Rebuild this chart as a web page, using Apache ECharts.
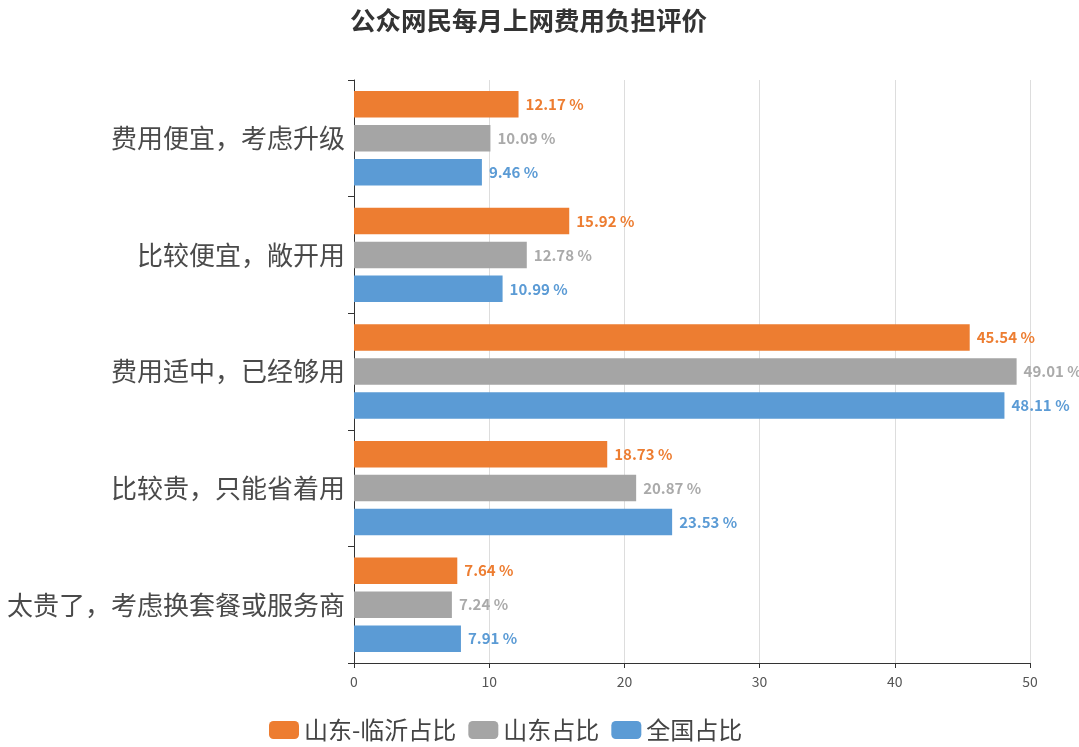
<!DOCTYPE html>
<html>
<head>
<meta charset="utf-8">
<script src="https://cdn.jsdelivr.net/npm/echarts@6/dist/echarts.min.js"></script>
<style>
  html, body { margin: 0; padding: 0; background: #fff; }
  #main { width: 1079px; height: 747px; }
</style>
</head>
<body>
<div id="main"></div>
<script>
const categories = ['费用便宜，考虑升级', '比较便宜，敞开用', '费用适中，已经够用', '比较贵，只能省着用', '太贵了，考虑换套餐或服务商']
const linyi = [12.17, 15.92, 45.54, 18.73, 7.64]
const shandong = [10.09, 12.78, 49.01, 20.87, 7.24]
const national = [9.46, 10.99, 48.11, 23.53, 7.91]
const seriesNames = ['山东-临沂占比', '山东占比', '全国占比']
const colors = ['#ED7D31', '#A5A5A5', '#5B9BD5']
const labelColors = ['#ED7D31', '#AAAAAA', '#5B9BD5']

let myChart = echarts.init(document.getElementById('main'))
let font = '"Noto Sans CJK SC", "Open Sans", sans-serif'

let option = {
  textStyle: { fontFamily: font },
  title: {
    text: '公众网民每月上网费用负担评价',
    left: 345,
    top: 3,
    textStyle: { fontSize: 25.5, fontWeight: 'bold', color: '#333', fontFamily: font }
  },
  legend: {
    bottom: 0,
    left: 264,
    itemWidth: 30,
    itemHeight: 18,
    itemGap: 12,
    icon: 'roundRect',
    textStyle: { fontSize: 24, color: '#444', fontFamily: font },
    data: seriesNames
  },
  grid: { left: 354, right: 49, top: 80, bottom: 84 },
  xAxis: {
    type: 'value',
    min: 0,
    max: 50,
    interval: 10,
    axisLine: { show: true, lineStyle: { color: '#333' } },
    axisTick: { show: true, lineStyle: { color: '#333' } },
    axisLabel: { color: '#555', fontSize: 14, margin: 12, fontFamily: font },
    splitLine: { show: true, lineStyle: { color: '#ddd' } }
  },
  yAxis: {
    type: 'category',
    inverse: true,
    data: categories,
    axisLine: { show: true, lineStyle: { color: '#333' } },
    axisTick: { show: true, length: 6, lineStyle: { color: '#333' } },
    axisLabel: { color: '#4a4a4a', fontSize: 26, margin: 9, fontFamily: font }
  },
  series: [linyi, shandong, national].map(function (item, index) {
    return {
      name: seriesNames[index],
      type: 'bar',
      data: item,
      barGap: '28%',
      barCategoryGap: '19%',
      itemStyle: { color: colors[index] },
      label: {
        show: true,
        position: 'right',
        distance: 7,
        formatter: '{c} %',
        color: labelColors[index],
        fontSize: 15,
        fontWeight: 'bold',
        fontFamily: font
      }
    }
  })
}
myChart.setOption(option, true)
</script>
</body>
</html>
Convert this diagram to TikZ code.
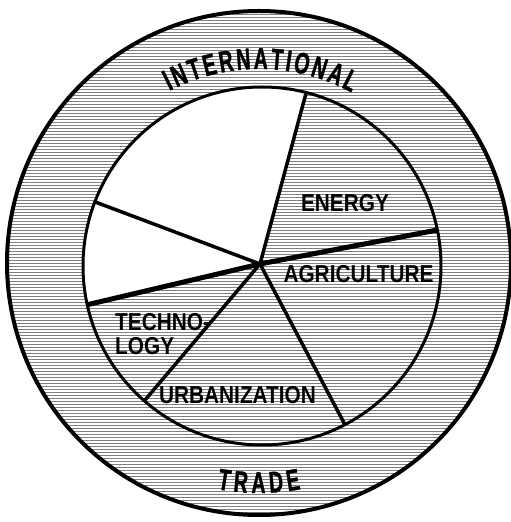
\documentclass[tikz,border=0pt]{standalone}
\usepackage{fontspec}
\newfontfamily\labelfont[FakeStretch=0.85]{Liberation Sans}
\newfontfamily\ringfont[FakeStretch=0.65, FakeBold=1.2]{Liberation Sans Bold}
\usetikzlibrary{decorations.text}

\begin{document}
\begin{tikzpicture}[x=1pt, y=1pt,
    hatchline/.style={line width=0.9pt, black!50},
    sector/.style={font=\labelfont\bfseries\fontsize{24.5}{24.5}\selectfont, inner sep=0pt},
    ringtext/.style={decorate, decoration={text along path, text align=fit to path,
        text={|\ringfont\fontsize{30}{30}\selectfont|#1}}}]
    \useasboundingbox (0,0) rectangle (511,522);

    \coordinate (outer) at (259,259);
    \coordinate (inner) at (262,256);
    \coordinate (hub) at (260,258);

    % hatching
    \begin{scope}
        \clip (outer) circle[radius=252];
        \foreach \y in {0.5,3.5,...,522}
            \draw[hatchline] (0,\y) -- (511,\y);
    \end{scope}
    \fill[white] (hub) -- ([shift={(75.7:179)}]inner) arc[start angle=75.7, end angle=192.5, radius=179] -- cycle;

    \draw[line width=4pt] (outer) circle[radius=252];
    \draw[line width=3pt] (inner) circle[radius=179];

    \draw[line width=5pt] ([shift={(192.5:179)}]inner) -- (hub) -- ([shift={(11.6:179)}]inner);
    \draw[line width=3.5pt] (hub) -- ([shift={(75.7:179)}]inner);
    \draw[line width=3.5pt] (hub) -- ([shift={(159:179)}]inner);
    \draw[line width=3.5pt] (hub) -- ([shift={(228.9:179)}]inner);
    \draw[line width=3.5pt] (hub) -- ([shift={(297.6:179)}]inner);

    \path[ringtext=INTERNATIONAL] ([shift={(117.5:194)}]outer) arc[start angle=117.5, end angle=61.5, radius=194];
    \path[ringtext=TRADE] ([shift={(259.5:230)}]outer) arc[start angle=259.5, end angle=280.5, radius=230];

    \node[sector] (energy) at (345,318.5) {ENERGY};
    \node[sector] (agriculture) at (358.5,248) {AGRICULTURE};
    \node[sector, align=left, anchor=west] (technology) at (115,188) {TECHNO-\\LOGY};
    \node[sector] (urbanization) at (237.5,127) {URBANIZATION};
\end{tikzpicture}
\end{document}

·····

▶ [EXERCISE GOAL]
Go through the data above and transcribe it in full, omitting any image.

▶ [EXERCISE RESPONSE]
Rebuild this chart as a web page, using Apache ECharts.
<!DOCTYPE html>
<html>
<head>
<meta charset="utf-8">
<script src="https://cdn.jsdelivr.net/npm/echarts@6/dist/echarts.min.js"></script>
<style>
  html, body { margin: 0; padding: 0; background: #fff; }
  #main { width: 1079px; height: 747px; }
</style>
</head>
<body>
<div id="main"></div>
<script>
const categories = ['费用便宜，考虑升级', '比较便宜，敞开用', '费用适中，已经够用', '比较贵，只能省着用', '太贵了，考虑换套餐或服务商']
const linyi = [12.17, 15.92, 45.54, 18.73, 7.64]
const shandong = [10.09, 12.78, 49.01, 20.87, 7.24]
const national = [9.46, 10.99, 48.11, 23.53, 7.91]
const seriesNames = ['山东-临沂占比', '山东占比', '全国占比']
const colors = ['#ED7D31', '#A5A5A5', '#5B9BD5']
const labelColors = ['#ED7D31', '#AAAAAA', '#5B9BD5']

let myChart = echarts.init(document.getElementById('main'))
let font = '"Noto Sans CJK SC", "Open Sans", sans-serif'

let option = {
  textStyle: { fontFamily: font },
  title: {
    text: '公众网民每月上网费用负担评价',
    left: 345,
    top: 3,
    textStyle: { fontSize: 25.5, fontWeight: 'bold', color: '#333', fontFamily: font }
  },
  legend: {
    bottom: 0,
    left: 264,
    itemWidth: 30,
    itemHeight: 18,
    itemGap: 12,
    icon: 'roundRect',
    textStyle: { fontSize: 24, color: '#444', fontFamily: font },
    data: seriesNames
  },
  grid: { left: 354, right: 49, top: 80, bottom: 84 },
  xAxis: {
    type: 'value',
    min: 0,
    max: 50,
    interval: 10,
    axisLine: { show: true, lineStyle: { color: '#333' } },
    axisTick: { show: true, lineStyle: { color: '#333' } },
    axisLabel: { color: '#555', fontSize: 14, margin: 12, fontFamily: font },
    splitLine: { show: true, lineStyle: { color: '#ddd' } }
  },
  yAxis: {
    type: 'category',
    inverse: true,
    data: categories,
    axisLine: { show: true, lineStyle: { color: '#333' } },
    axisTick: { show: true, length: 6, lineStyle: { color: '#333' } },
    axisLabel: { color: '#4a4a4a', fontSize: 26, margin: 9, fontFamily: font }
  },
  series: [linyi, shandong, national].map(function (item, index) {
    return {
      name: seriesNames[index],
      type: 'bar',
      data: item,
      barGap: '28%',
      barCategoryGap: '19%',
      itemStyle: { color: colors[index] },
      label: {
        show: true,
        position: 'right',
        distance: 7,
        formatter: '{c} %',
        color: labelColors[index],
        fontSize: 15,
        fontWeight: 'bold',
        fontFamily: font
      }
    }
  })
}
myChart.setOption(option, true)
</script>
</body>
</html>
Convert this diagram to TikZ code.
\documentclass[tikz,border=0pt]{standalone}
\usepackage{fontspec}
\newfontfamily\labelfont[FakeStretch=0.85]{Liberation Sans}
\newfontfamily\ringfont[FakeStretch=0.65, FakeBold=1.2]{Liberation Sans Bold}
\usetikzlibrary{decorations.text}

\begin{document}
\begin{tikzpicture}[x=1pt, y=1pt,
    hatchline/.style={line width=0.9pt, black!50},
    sector/.style={font=\labelfont\bfseries\fontsize{24.5}{24.5}\selectfont, inner sep=0pt},
    ringtext/.style={decorate, decoration={text along path, text align=fit to path,
        text={|\ringfont\fontsize{30}{30}\selectfont|#1}}}]
    \useasboundingbox (0,0) rectangle (511,522);

    \coordinate (outer) at (259,259);
    \coordinate (inner) at (262,256);
    \coordinate (hub) at (260,258);

    % hatching
    \begin{scope}
        \clip (outer) circle[radius=252];
        \foreach \y in {0.5,3.5,...,522}
            \draw[hatchline] (0,\y) -- (511,\y);
    \end{scope}
    \fill[white] (hub) -- ([shift={(75.7:179)}]inner) arc[start angle=75.7, end angle=192.5, radius=179] -- cycle;

    \draw[line width=4pt] (outer) circle[radius=252];
    \draw[line width=3pt] (inner) circle[radius=179];

    \draw[line width=5pt] ([shift={(192.5:179)}]inner) -- (hub) -- ([shift={(11.6:179)}]inner);
    \draw[line width=3.5pt] (hub) -- ([shift={(75.7:179)}]inner);
    \draw[line width=3.5pt] (hub) -- ([shift={(159:179)}]inner);
    \draw[line width=3.5pt] (hub) -- ([shift={(228.9:179)}]inner);
    \draw[line width=3.5pt] (hub) -- ([shift={(297.6:179)}]inner);

    \path[ringtext=INTERNATIONAL] ([shift={(117.5:194)}]outer) arc[start angle=117.5, end angle=61.5, radius=194];
    \path[ringtext=TRADE] ([shift={(259.5:230)}]outer) arc[start angle=259.5, end angle=280.5, radius=230];

    \node[sector] (energy) at (345,318.5) {ENERGY};
    \node[sector] (agriculture) at (358.5,248) {AGRICULTURE};
    \node[sector, align=left, anchor=west] (technology) at (115,188) {TECHNO-\\LOGY};
    \node[sector] (urbanization) at (237.5,127) {URBANIZATION};
\end{tikzpicture}
\end{document}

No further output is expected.